In order to remain competitive in today’s volatile, transitory and competitive global business climate, organizations need properly designed Information Systems (IS) that can provide accurate, relevant and timely information to base their decisions and provide the foundation for information integration across the supply and value chains.
At the core of today’s IS and Web functionality are relational database management systems (RDBMS) therefore RDBMS design and functionality can be directly linked to an organization’s agility and ability to compete in today’s global economy.
While we all personally live, breathe and thrive on technology and maybe even emergent and disruptive change, business continuity planning is difficult due to these same factors.
Business goals must drive our decisions so we must refrain from applying technology for technology’s sake or put another way, there must be a purpose aligned with business goals. My best advice, be prepared for change and remain agile. To this extent always have “one foot in and one foot out ready to move on”.
Note – accounting is the financial communication mechanism but note that mechanisms exist to incorporate qualitative information as well (e.g. balanced scorecards, etc.).
Please recall the Information Hierarchy as we always try to push information as high in this hierarchy as possible.
Data – set of specific, objective facts or observations.
Ex: do the numbers 123 45 5678 have any meaning?
Information – Data endowed with relevance and purpose. People turn data into information by organizing it into some unit of analysis. Note information is also contextual – see knowledge below.
Ex: What if we put the above number in a table with a heading SSN – 123 45 5678
Knowledge – Information synthesized and contextualized to provide value
Ex: Now does SSN – 123 45 5678 mean anything to someone in China? What if we provided context (i.e. a SSN is text that maps or relates one-to-one with an individual). It is likely the Chinese have something similar so now we can map and integrate systems. Now this is semantic knowledge and could be encoded in a knowledge base or ontology
BTW – did anyone notice or object to me referring to a SSN as text since it is composed of numbers? This is data representation and you need to view and interpret everything with a high level of detail from this point on (I warned everyone that people largely misread computer science texts). To illustrate my choice of storing a SSN as text consider the following. If on your computer or calculator you add 001 + 3. What do you get? What does a computer do with leading 0’s … it drops them. What this example demonstrates is that we need to understand both data representation and abstraction at the fundamental level.
Wisdom often considered to be fourth level in information hierarchy. You can also think of this as intuition.
IS Architecture & Infrastructure
We must be very precise in our terminology and with this basis let’s understand the difference between IS Architecture & Infrastructure.
Architecture refers to a strategy or blueprint not only defines the system’s goals and components but also dictates when components are maintained and replaced. Note a strategy is a plan therefore IS strategy is the plan an organization uses in providing and using information services (i.e.
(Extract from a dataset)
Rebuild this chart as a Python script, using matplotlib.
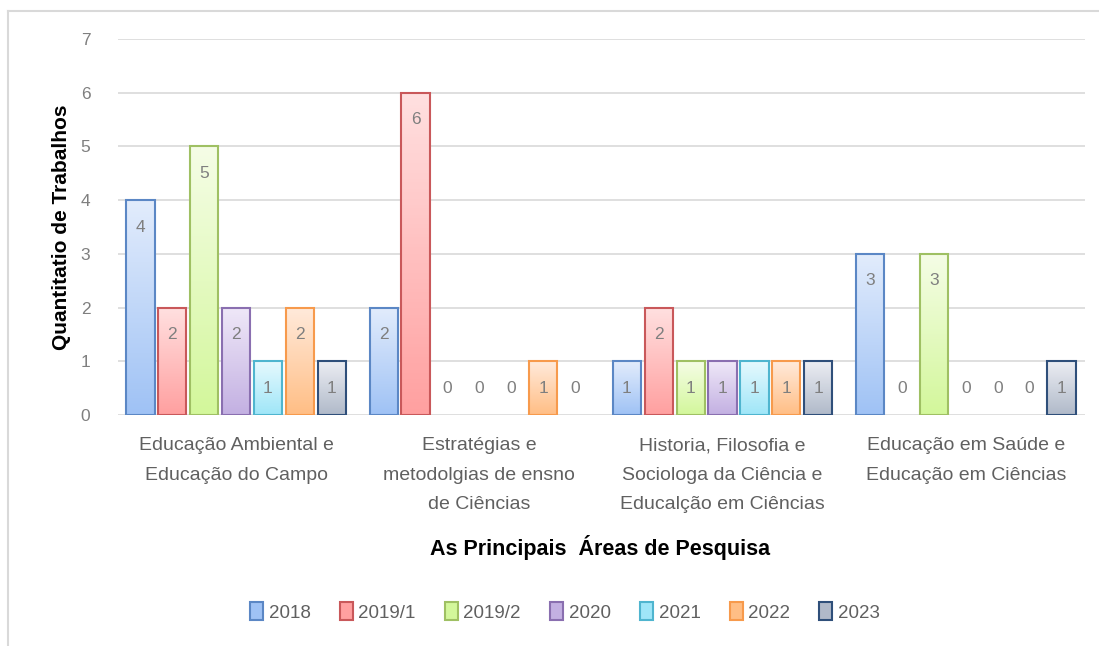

Architecture).
An example would be an organization that purchases identical notebook computers for all their employees. As a result, device management is eased since it is easier to support an organization’s hardware if it is identical or homogenous (rather than heterogeneous).
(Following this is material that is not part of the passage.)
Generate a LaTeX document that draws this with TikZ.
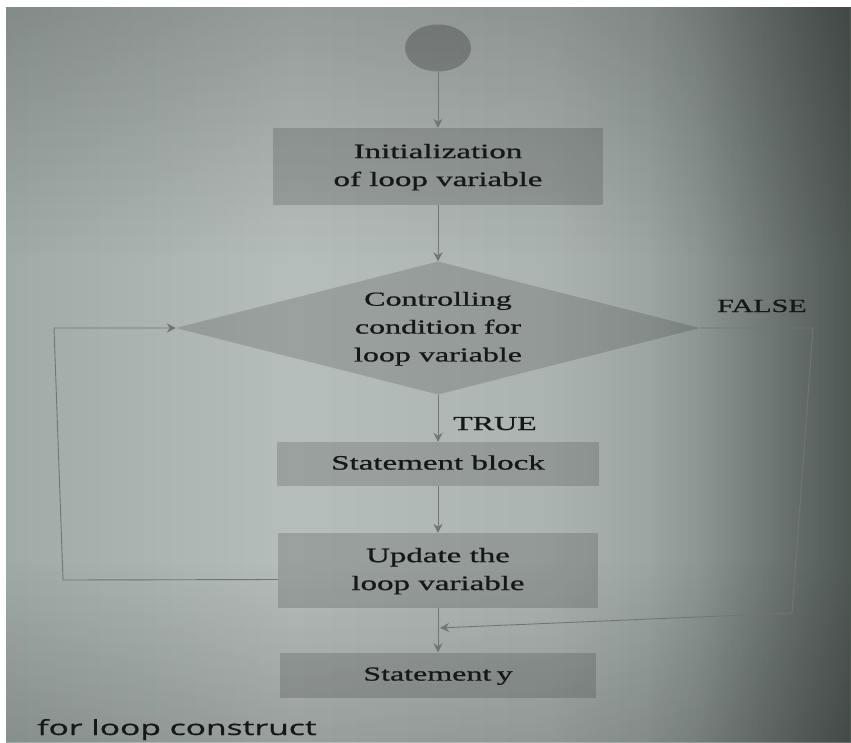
\documentclass[tikz,border=0pt]{standalone}
\usepackage{fontspec}
\setmainfont{Liberation Serif}[FakeBold=0.7]
\newfontfamily\capfont{Open Sans}[FakeBold=0.6]
\usepackage{graphicx}
\usetikzlibrary{shapes.geometric,arrows.meta,fadings}

% paper tones, light on the left and darker towards the right edge
\definecolor{pleft}{RGB}{160,170,166}
\definecolor{pmid}{RGB}{182,190,187}
\definecolor{pmidb}{RGB}{172,180,177}
\definecolor{prighta}{RGB}{148,158,154}
\definecolor{pright}{RGB}{100,110,106}
\definecolor{ink}{RGB}{22,24,24}
\definecolor{wire}{RGB}{112,118,116}

\pgfdeclarehorizontalshading{paper}{100bp}{%
  color(0bp)=(pleft); color(25bp)=(pleft); color(42bp)=(pmid);
  color(57bp)=(pmidb); color(66bp)=(prighta); color(75bp)=(pright);
  color(100bp)=(pright)}
\tikzfading[name=fadetop, top color=transparent!82, bottom color=transparent!100]
\tikzfading[name=fadebot, top color=transparent!100, bottom color=transparent!84]
\tikzfading[name=faderight, left color=transparent!100, right color=transparent!80]

% text squeezed vertically, several lines
\newcommand\sqtext[2][33]{\scalebox{1}[0.62]{\fontsize{#1}{45}\selectfont
  \begin{tabular}{@{}c@{}}#2\end{tabular}}}
% one squeezed line, keeps its baseline
\newcommand\sqone[2][33]{\scalebox{1}[0.62]{\fontsize{#1}{40}\selectfont #2}}

\tikzset{
  shaded/.style={draw=none, fill=black, fill opacity=0.15, text opacity=1,
    text=ink, inner sep=0pt},
  flowbox/.style={shaded, rectangle},
  startdot/.style={shaded, ellipse, fill opacity=0.22},
  decision/.style={shaded, diamond, inner sep=0pt},
  flow/.style={draw=wire, line width=0.9pt,
    -{Stealth[length=9pt,width=9pt]}},
  lbl/.style={anchor=base west, inner sep=0pt, text=ink},
}

\begin{document}
\begin{tikzpicture}[x=1pt,y=-1pt]
\useasboundingbox (0,0) rectangle (851,742);
\clip (0,0) rectangle (851,742);

% page background
\fill[white] (0,0) rectangle (851,742);
\shade[shading=paper] (6,7) rectangle (851,742);
\fill[black, path fading=fadetop] (6,7) rectangle (851,260);
\fill[black, path fading=fadebot] (6,560) rectangle (851,742);
\fill[black, path fading=faderight] (650,7) rectangle (851,742);

% flowchart nodes
\node[startdot, minimum width=66pt, minimum height=47pt] (st) at (438,48) {};
\node[flowbox, minimum width=330pt, minimum height=77pt] (init) at (438,166.5)
  {\sqtext{Initialization\\of loop variable}};
\node[decision, minimum width=524pt, minimum height=133pt] (d) at (438,328) {};
\node[inner sep=0pt, text=ink] (cond) at (d.center)
  {\sqtext[32]{Controlling\\condition for\\loop variable}};
\node[flowbox, minimum width=322pt, minimum height=44pt] (sb) at (438,464)
  {\sqtext{Statement block}};
\node[flowbox, minimum width=320pt, minimum height=75pt] (ub) at (438,570.5)
  {\sqtext{Update the\\loop variable}};
\node[flowbox, minimum width=316pt, minimum height=45pt] (sy) at (438,675)
  {\sqtext[32]{Statement\,y}};

% branch labels
\node[lbl] (tl) at (453,430) {\sqone[32]{TRUE}};
\node[lbl] (fl) at (717,312) {\sqone[30]{FALSE}};

% caption
\node[anchor=base west, inner sep=0pt, text=ink] (cap) at (37,735)
  {\scalebox{1}[0.62]{\capfont\fontsize{33.6}{40}\selectfont for loop construct}};

% corner points of the two loops
\coordinate (lb) at (63,580);
\coordinate (lt) at (54,328);
\coordinate (rt) at (813,328);
\coordinate (rb) at (792,613);
\coordinate (j) at (438,628);

% connectors
\draw[flow] (st.south) -- (init.north);
\draw[flow] (init.south) -- (d.north);
\draw[flow] (d.south) -- (sb.north);
\draw[flow] (sb.south) -- (ub.north);
\draw[flow] (ub.south) -- (sy.north);
\draw[flow] ([yshift=-9pt]ub.west) -- (lb) -- (lt) -- (d.west);
\draw[flow, shorten >=2pt] (d.east) -- (rt) -- (rb) -- (j);
\end{tikzpicture}
\end{document}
Infrastructure refers to everything that supports the processing of information in an organization and includes hardware, software, data, network components, etc… and the most important resource people.
Non-IT professionals rarely understand the cost of infrastructure as they often just look at the cost to purchase a $100,000 server when the greater cost is the continuing 6 figure salary necessary for a qualified Sys Admin.
Returning to the architecture example above, is it often more cost effective to supply your staff with a singular more expensive rock solid platform (e.g. Lenovo, Apple, etc.) since you will have lower continuing support costs (e.g. Help Desk Staff).
Vision: From Architecture to Infrastructure
How do we determine if a new architecture is warranted?
Ans: Objectively analyze the existing architecture and infrastructure (i.e. Cost Benefit Analysis – CBA)
Objectively analyze the strategy served by the existing architecture.
Objectively analyze the ability of the existing architecture and infrastructure to further the current strategic goals.
Planning for Future Requirements
A critically important piece of the architecture is its lifespan. Defining an IT architecture that fulfills an immediate goal is relatively simple. Designing for the future is difficult as technology and market forces are unknown entities.
An interface is a boundary across which two independent systems meet and act on or communicate with each other. In computer technology, there are several types of interfaces.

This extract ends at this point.